Article 2.3 of the Act mentions the need for the consent of Data Subjects (among other things) to be given before Personal Data can be collected from the Data Subject.
Article 2.4 states;
No consent shall be sought, given or accepted in any circumstance that may engender direct or indirect propagation of atrocities, hate, child rights violation, criminal acts and anti-social conduct.
By doing this, the Act protects people from Data Controllers who have improper motives towards their Data Subjects and holds them accountable to their third parties.
Who are Data Controllers?
any organisation that controls data, persons or entity who whether alone or with another determines the purposes and means of processing personal data.
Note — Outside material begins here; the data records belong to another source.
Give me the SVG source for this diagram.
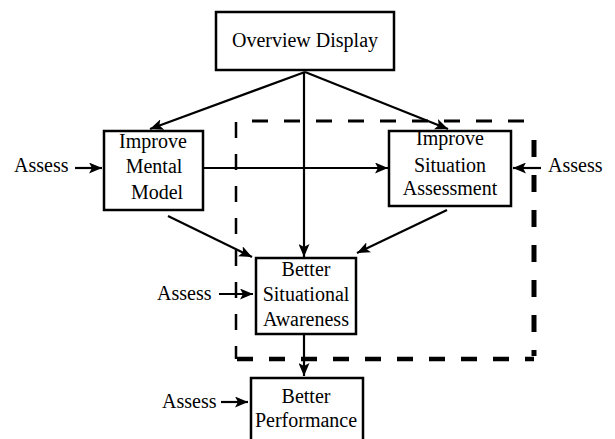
<svg xmlns="http://www.w3.org/2000/svg" width="615" height="439" viewBox="0 0 615 439">
  <style>
    .box { fill: #fff; stroke: #000; stroke-width: 2.5; }
    .lbl { font-family: "Liberation Serif", "Times New Roman", serif; font-size: 20px; fill: #000; }
    .mid { text-anchor: middle; }
    .edge { stroke: #000; stroke-width: 2.2; fill: none; marker-end: url(#arrow); }
    .dash { stroke: #000; fill: none; stroke-dasharray: 16 16; }
  </style>
  <defs>
    <marker id="arrow" viewBox="0 0 13 11" refX="13" refY="5.5" markerWidth="13" markerHeight="11" markerUnits="userSpaceOnUse" orient="auto">
      <path d="M0,0 L13,5.5 L0,11 L3,5.5 Z" fill="#000"/>
    </marker>
  </defs>
  <rect width="615" height="439" fill="#fff"/>

  <!-- dashed boundary -->
  <g id="boundary">
    <path class="dash" d="M252,121 L538,121" stroke-width="3"/>
    <path class="dash" d="M534,140 L534,356" stroke-width="5" style="stroke-dasharray:17 18"/>
    <path class="dash" d="M237,359 L534,359" stroke-width="4.5"/>
    <path class="dash" d="M236,122 L236,359" stroke-width="2.5"/>
  </g>

  <g id="connectors">
    <line class="edge" x1="305" y1="72" x2="150" y2="129"/>
    <line class="edge" x1="305" y1="72" x2="448" y2="129"/>
    <line class="edge" x1="304" y1="72" x2="304" y2="257"/>
    <line class="edge" x1="203" y1="168" x2="388" y2="168"/>
    <line class="edge" x1="168" y1="216" x2="252" y2="257"/>
    <line class="edge" x1="447" y1="210" x2="357" y2="253"/>
    <line class="edge" x1="304" y1="335" x2="304" y2="376"/>
    <line class="edge" x1="75" y1="168" x2="102" y2="168"/>
    <line class="edge" x1="541" y1="168" x2="513" y2="168"/>
    <line class="edge" x1="219" y1="294" x2="253" y2="294"/>
    <line class="edge" x1="221" y1="402" x2="248" y2="402"/>
  </g>

  <g id="overview-display">
    <rect class="box" x="216" y="12" width="178" height="58"/>
    <text class="lbl mid" x="305" y="47">Overview Display</text>
  </g>

  <g id="improve-mental-model">
    <rect class="box" x="104" y="131" width="99" height="79"/>
    <text class="lbl mid" x="153" y="148">Improve</text>
    <text class="lbl mid" x="154" y="173">Mental</text>
    <text class="lbl mid" x="157" y="199">Model</text>
  </g>

  <g id="improve-situation-assessment">
    <rect class="box" x="389" y="131" width="122" height="75"/>
    <text class="lbl mid" x="450" y="145">Improve</text>
    <text class="lbl mid" x="450" y="172">Situation</text>
    <text class="lbl mid" x="450" y="195">Assessment</text>
  </g>

  <g id="better-situational-awareness">
    <rect class="box" x="256" y="258" width="100" height="76"/>
    <text class="lbl mid" x="306" y="276">Better</text>
    <text class="lbl mid" x="306" y="301">Situational</text>
    <text class="lbl mid" x="306" y="326">Awareness</text>
  </g>

  <g id="better-performance">
    <rect class="box" x="251" y="378" width="112" height="70"/>
    <text class="lbl mid" x="306" y="403">Better</text>
    <text class="lbl mid" x="306" y="427">Performance</text>
  </g>

  <g id="assess-labels">
    <text class="lbl" x="14" y="172">Assess</text>
    <text class="lbl" x="548" y="172">Assess</text>
    <text class="lbl" x="157" y="300">Assess</text>
    <text class="lbl" x="162" y="408">Assess</text>
  </g>
</svg>
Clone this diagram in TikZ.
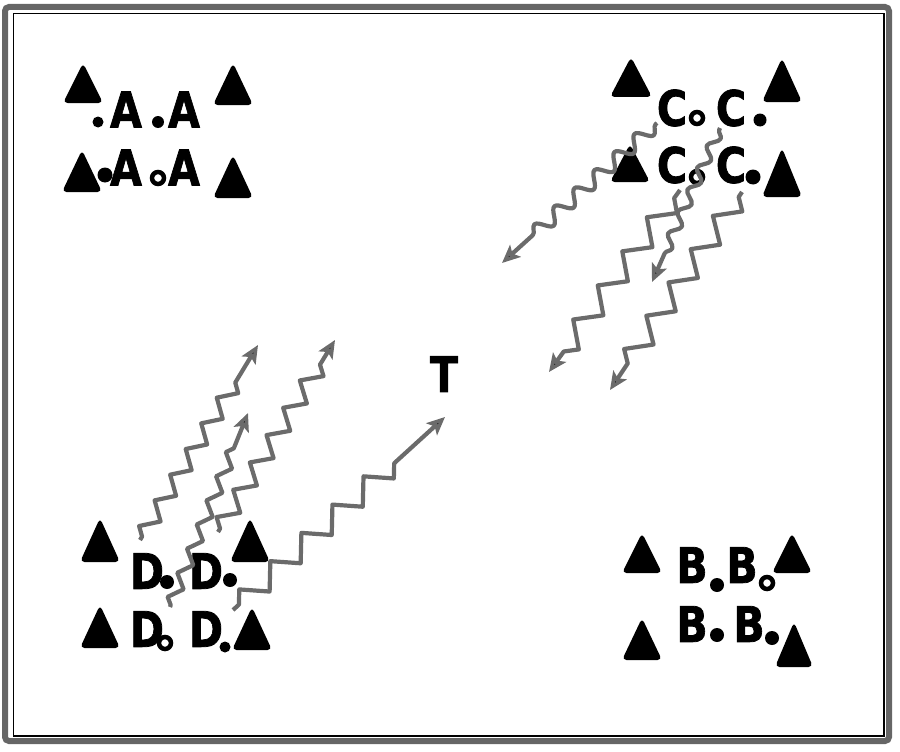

The Data Controller is responsible for the Data Security of the Personal Data of its Data Subjects. Article 2.6 of the Act
Breach of Data Privacy
Article 2.10 of the Act provides the penalty for breach of the Data Protection Regualtion;
Any person subject to this Regulation who is found to be in breach of the data privacy right of any Data Subject
shall be liable, in addition to any other criminal liability, to the following:
a) in the case of a Data Controller dealing with more than 10,000 Data Subjects, payment of the fine of 2% of
Annual Gross Revenue of the preceding year or payment of the sun of 10 million Naira, whichever is greater;
b) in the case of a Data Controller dealing with less than 10,000 Data Subjects, payment of the fine of 1% of the Annual Gross Revenue of the preceding year or payment of the sum of 2 million Naira, whichever is greater.
It is clear that the world has gone digital and there is no slowing down as more and more technological breakthroughs and applications keep popping up. It would be detrimental to us not only individually but as a community to not ride the coattails of digitalization. Now that people no longer need to earn money the traditional way, let us get acquainted with the laws and regulations guiding this fast moving train we call Technology.